One of the key statistics above is the 45% non-graduating number. It might be interesting to know the subset of that number versus their percentage of the student body as a whole who are of black/African-American(or whatever they are being called these days) who are falling into that group.

The Raving Prophet said...

Interesting graphic, but I must say, anybody using the term "wage slave" with any kind of seriousness automatically becomes less credible.

Yes, there are those who can be independent of a paycheck. We call them the independently wealthy. The simple fact is that most of us are more or less reliant on a stable source of income... the better prepared have a few months' worth of cushion available to them.

The simple fact is that for the vast majority of people there is no such thing as true independence of your paycheck. We even have a term for that kind of cash: "F--- You Money."

trailbee said...

I think the only reason the reporter got his answers is that he appeared non-threatening/critical. What is it worth to someone to appear stupid and selfish on national tv?

Dad29 said...

It's also worth knowing that most jobs in the US simply do NOT "require" a degree for superior performance of the tasks.

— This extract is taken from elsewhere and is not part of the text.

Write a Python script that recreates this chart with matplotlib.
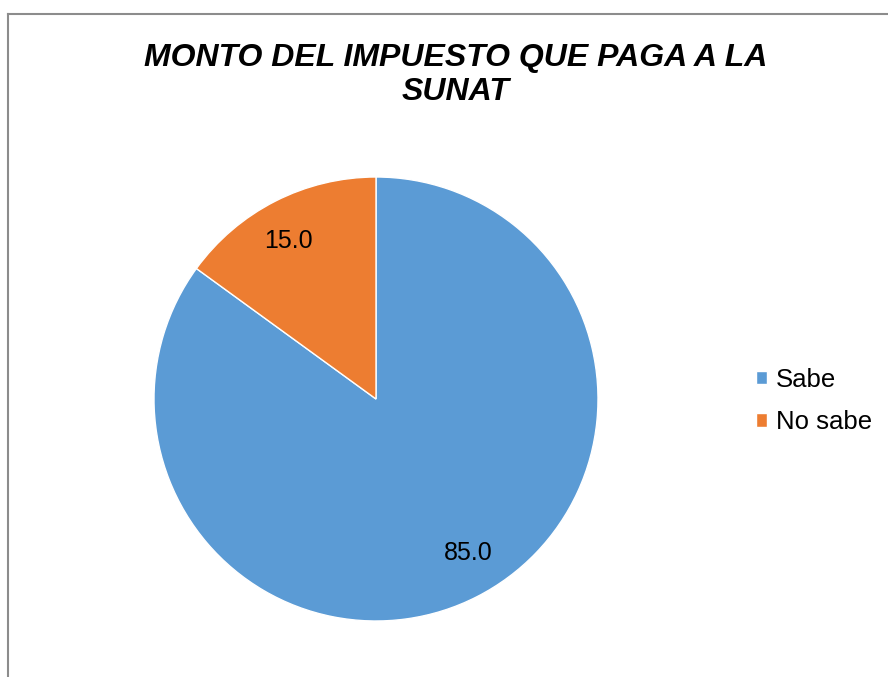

The silliness afoot here began in the mid-'60's; Personnel Departments needed to find an easy way to divine 'ability' (rather than actually doing the work of interviewing people), so they convinced the Big Guys that 'only degreed people are worth hiring.'

You'll note that corporate America has not significantly improved its performance under that protocol. Only computerization has allowed productivity gains. (!!)

And, by the way, increased unemployment.